La demande tendant à voir statuer à nouveau et à  » juger « , sans distinction, que  » l’assignation signifiée à la requête de la société Abeille Iard & santé (anciennement dénommée Aviva) a valablement interrompu et suspendu tous délais de prescription et de forclusion  » est donc irrecevable comme se heurtant à l’autorité de la chose jugée, partant aux dispositions des articles 1355 du code civil et 480, alinéa 1er du code de procédure civile, l’ordonnance étant devenue irrévocable dans les rapports entre la société Abeille Iard & santé et les sociétés Dias et Areas CMA, qui n’ont pas été intimées et ne se sont pas jointes à l’instance.

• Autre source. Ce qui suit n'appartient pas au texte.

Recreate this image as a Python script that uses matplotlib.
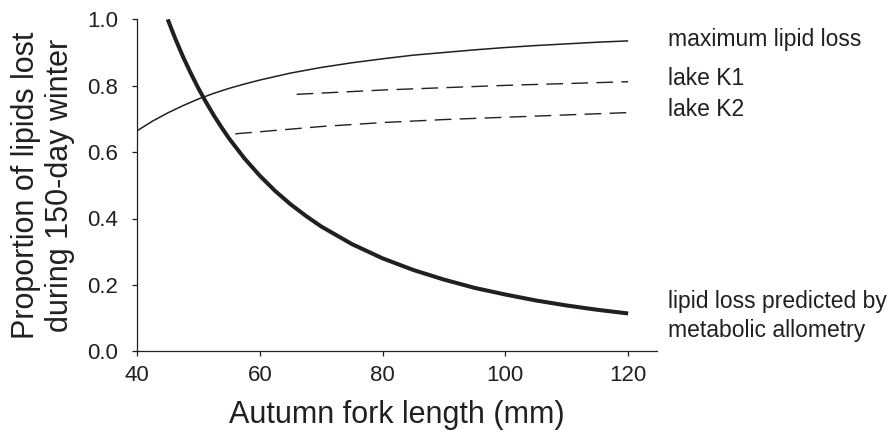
import matplotlib
matplotlib.use("Agg")
import matplotlib.pyplot as plt
from matplotlib.ticker import FormatStrFormatter

plt.rcParams['font.family'] = ['Liberation Sans', 'DejaVu Sans']

# ---- data ----
max_x = [40, 42.5, 45, 47.5, 50, 52.5, 55, 57.5, 60, 65, 70, 75, 80, 85, 90, 95, 100,
         105, 110, 115, 120]
max_y = [0.664, 0.693, 0.718, 0.740, 0.760, 0.777, 0.792, 0.805, 0.817, 0.838, 0.855,
         0.869, 0.881, 0.892, 0.900, 0.908, 0.915, 0.921, 0.926, 0.931, 0.935]

allo_x = [45, 46.25, 47.5, 48.75, 50, 51.25, 52.5, 53.75, 55, 57.5, 60, 62.5, 65, 67.5,
          70, 75, 80, 85, 90, 95, 100, 105, 110, 115, 120]
allo_y = [1.000, 0.941, 0.887, 0.838, 0.792, 0.750, 0.711, 0.675, 0.641, 0.581, 0.529,
          0.483, 0.443, 0.408, 0.376, 0.323, 0.280, 0.245, 0.216, 0.191, 0.171, 0.153,
          0.138, 0.125, 0.114]

k1_x = [66, 80, 100, 120]
k1_y = [0.774, 0.787, 0.801, 0.812]

k2_x = [56, 70, 80, 90, 100, 110, 120]
k2_y = [0.655, 0.677, 0.689, 0.698, 0.705, 0.712, 0.719]

x_ticks = [40, 60, 80, 100, 120]
y_ticks = [0.0, 0.2, 0.4, 0.6, 0.8, 1.0]

labels = ["maximum lipid loss", "lake K1", "lake K2",
          "lipid loss predicted by\nmetabolic allometry"]
label_y = [0.938, 0.823, 0.727, 0.106]

xlabel = "Autumn fork length (mm)"
ylabel = "Proportion of lipids lost\nduring 150-day winter"

# ---- drawing ----
ink = "#231f20"
fig = plt.figure(figsize=(8.93, 4.38), dpi=100)
ax = fig.add_axes([137/893, 1 - 351.3/438, 520/893, 332/438])

ax.plot(max_x, max_y, color=ink, lw=1.1, solid_capstyle='butt', solid_joinstyle='round')
ax.plot(allo_x, allo_y, color=ink, lw=2.9, solid_capstyle='butt', solid_joinstyle='round')
ax.plot(k1_x, k1_y, color=ink, lw=1.0, dashes=(12, 6))
ax.plot(k2_x, k2_y, color=ink, lw=1.0, dashes=(12, 6))

ax.set_xlim(40, 124.7)
ax.set_ylim(0, 1.0)
ax.set_xticks(x_ticks)
ax.set_yticks(y_ticks)
ax.yaxis.set_major_formatter(FormatStrFormatter('%.1f'))

for s in ['top', 'right']:
    ax.spines[s].set_visible(False)
for s in ['left', 'bottom']:
    ax.spines[s].set_color(ink)
    ax.spines[s].set_linewidth(0.9)

ax.tick_params(axis='both', direction='out', length=3.6, width=0.9,
               colors=ink, labelsize=16)
ax.tick_params(axis='y', pad=10)
ax.tick_params(axis='x', pad=6)

ax.set_xlabel(xlabel, fontsize=22, color=ink, labelpad=10)
ax.set_ylabel(ylabel, fontsize=22, color=ink, labelpad=9, linespacing=1.15)

for txt, yv in zip(labels, label_y):
    ax.text(126.5, yv, txt, fontsize=16.5, color=ink, ha='left', va='center',
            clip_on=False, linespacing=1.3)

fig.savefig("out.png", dpi=100)
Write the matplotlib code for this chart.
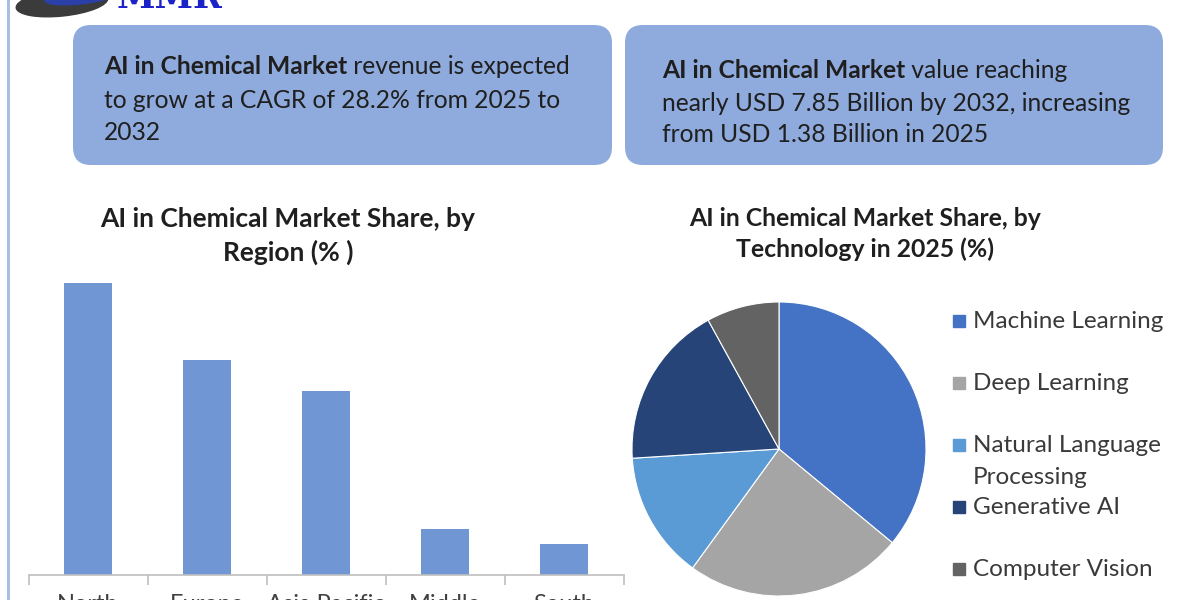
import matplotlib
matplotlib.use("Agg")
import matplotlib.pyplot as plt
from matplotlib.patches import FancyBboxPatch, Ellipse, Rectangle

plt.rcParams["font.family"] = ["Lato", "DejaVu Sans"]

# ---------------- data ----------------
regions = ["North\nAmerica", "Europe", "Asia Pacific", "Middle\nEast and\nAfrica", "South\nAmerica"]
region_share = [38, 28, 24, 6, 4]

technologies = ["Machine Learning", "Deep Learning", "Natural Language\nProcessing",
                "Generative AI", "Computer Vision"]
tech_share = [36, 24, 14, 18, 8]
tech_colors = ["#4472C4", "#A5A5A5", "#5B9BD5", "#264478", "#636363"]

box_bold = "AI in Chemical Market"
box_left_lines = [" revenue is expected", "to grow at a CAGR of 28.2% from 2025 to", "2032"]
box_right_lines = [" value reaching", "nearly USD 7.85 Billion by 2032, increasing", "from USD 1.38 Billion in 2025"]

title_region = "AI in Chemical Market Share, by\nRegion (% )"
title_tech = "AI in Chemical Market Share, by\nTechnology in 2025 (%)"

# ---------------- figure ----------------
W, H = 1200, 600
fig = plt.figure(figsize=(12, 6), dpi=100)
fig.patch.set_facecolor("white")

def fx(x):
    return x / W

def fy(y):
    return 1 - y / H

bg = fig.add_axes([0, 0, 1, 1], zorder=0)
bg.set_xlim(0, W)
bg.set_ylim(H, 0)
bg.axis("off")

# left border line
bg.plot([8, 8], [0, H], color="#A9BEE3", lw=2.2)

# logo (partially cut at top)
bg.add_patch(Ellipse((62, 3), 92, 26, angle=-6, color="#3B3B3B"))
bg.add_patch(Ellipse((80, -3), 70, 14, angle=-6, color="#2B3FA8"))
bg.text(117, 8, "MMR", fontsize=25, fontweight="bold", family="DejaVu Serif",
        color="#1C22C9", va="baseline", ha="left")

# info boxes
box_color = "#8FAADC"
for x0, x1 in [(73, 612), (625, 1163)]:
    bg.add_patch(FancyBboxPatch((x0 + 18, 25 + 18), (x1 - x0) - 36, 140 - 36,
                                boxstyle="round,pad=18", fc=box_color, ec="none"))

text_color = "#1F1F1F"
fs_box = 17.7

def box_text(x, ys, lines):
    t = bg.text(x, ys[0], box_bold, fontsize=fs_box, fontweight="bold",
                color=text_color, va="bottom", ha="left")
    bg.annotate(lines[0], xy=(1, 0), xycoords=t, fontsize=fs_box,
                color=text_color, va="bottom", ha="left")
    for yy, ln in zip(ys[1:], lines[1:]):
        bg.text(x, yy, ln, fontsize=fs_box, color=text_color, va="bottom", ha="left")

box_text(104, [78, 112, 144], box_left_lines)
box_text(662, [82, 115, 146], box_right_lines)

# chart titles
bg.text(288, 236, title_region, fontsize=19, fontweight="bold", color=text_color,
        ha="center", va="center", linespacing=1.45)
bg.text(865, 234, title_tech, fontsize=17.8, fontweight="bold", color=text_color,
        ha="center", va="center", linespacing=1.4)

# ---------------- bar chart ----------------
ymax = 40
top_px = 575 - 292 * ymax / region_share[0]
axb = fig.add_axes([fx(28.5), fy(575), 595 / W, (575 - top_px) / H], zorder=1)
axb.patch.set_alpha(0)
x = list(range(len(regions)))
axb.bar(x, region_share, width=0.4, color="#7097D3")
axb.set_xlim(-0.5, len(regions) - 0.5)
axb.set_ylim(0, ymax)
for s in ["top", "right", "left"]:
    axb.spines[s].set_visible(False)
axb.spines["bottom"].set_color("#BFBFBF")
axb.spines["bottom"].set_linewidth(1.2)
axb.set_yticks([])
axb.set_xticks(x)
axb.set_xticklabels(regions, fontsize=17, color="#404040", va="top", linespacing=1.3)
axb.tick_params(axis="x", which="major", length=0, pad=14)
axb.set_xticks([i - 0.5 for i in range(len(regions) + 1)], minor=True)
axb.tick_params(axis="x", which="minor", length=7, color="#BFBFBF", width=1.2)

# ---------------- pie chart ----------------
cx, cy, r = 779, 449, 147
axp = fig.add_axes([fx(cx - r), fy(cy + r), 2 * r / W, 2 * r / H], zorder=1)
axp.pie(tech_share, colors=tech_colors, startangle=90, counterclock=False,
        wedgeprops=dict(edgecolor="white", linewidth=0.8))
axp.set_xlim(-1, 1)
axp.set_ylim(-1, 1)
axp.set_aspect("equal")
axp.axis("off")

# legend (manual)
leg_y = [321, 383, 445, 507, 569]
for yy, lab, col in zip(leg_y, technologies, tech_colors):
    bg.add_patch(Rectangle((953, yy - 6), 12, 12, color=col))
    for k, ln in enumerate(lab.split("\n")):
        bg.text(973, yy + 32 * k, ln, fontsize=17.5, color="#3A3A3A",
                va="center", ha="left")

fig.savefig("out.png", dpi=100)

L’appelante succombant sera condamnée aux dépens de première instance et d’appel, en application de l’article 696 du code de procédure civile, et sa demande fondée sur l’article 700 du code de procédure civile sera rejetée.

PAR CES MOTIFS

La cour, statuant par arrêt réputé contradictoire, mis à disposition,

Déclare sans objet les demandes tendant à voir débouter la SMA SA de ses demandes et à voir juger que l’action de la société Abeille Iard à l’égard de cette dernière n’est ni prescrite, ni forclose, et les rejette ;

Déclare irrecevables les demandes tendant à voir réformer l’ordonnance en ce qu’elle a déclaré irrecevable pour cause de prescription l’action engagée par la société Aviva assurances à l’encontre des sociétés Areas et Dias et en ce qu’elle a condamné la société Aviva Assurances à indemniser les sociétés Dias et Areas de leurs frais irrépétibles ;

En conséquence,

Confirme l’ordonnance en ses dispositions soumises à la cour,

Y ajoutant,

Condamne la société Abeille Iard & santé aux dépens,

Rejette toutes ses autres demandes.

– prononcé publiquement par mise à disposition de l’arrêt au greffe de la cour, les parties en ayant été préalablement avisées dans les conditions prévues au deuxième alinéa de l’article 450 du code de procédure civile.

– signé par Madame Florence PERRET, Président et par Madame FOULON, Greffier, auquel la minute de la décision a été remise par le magistrat signataire.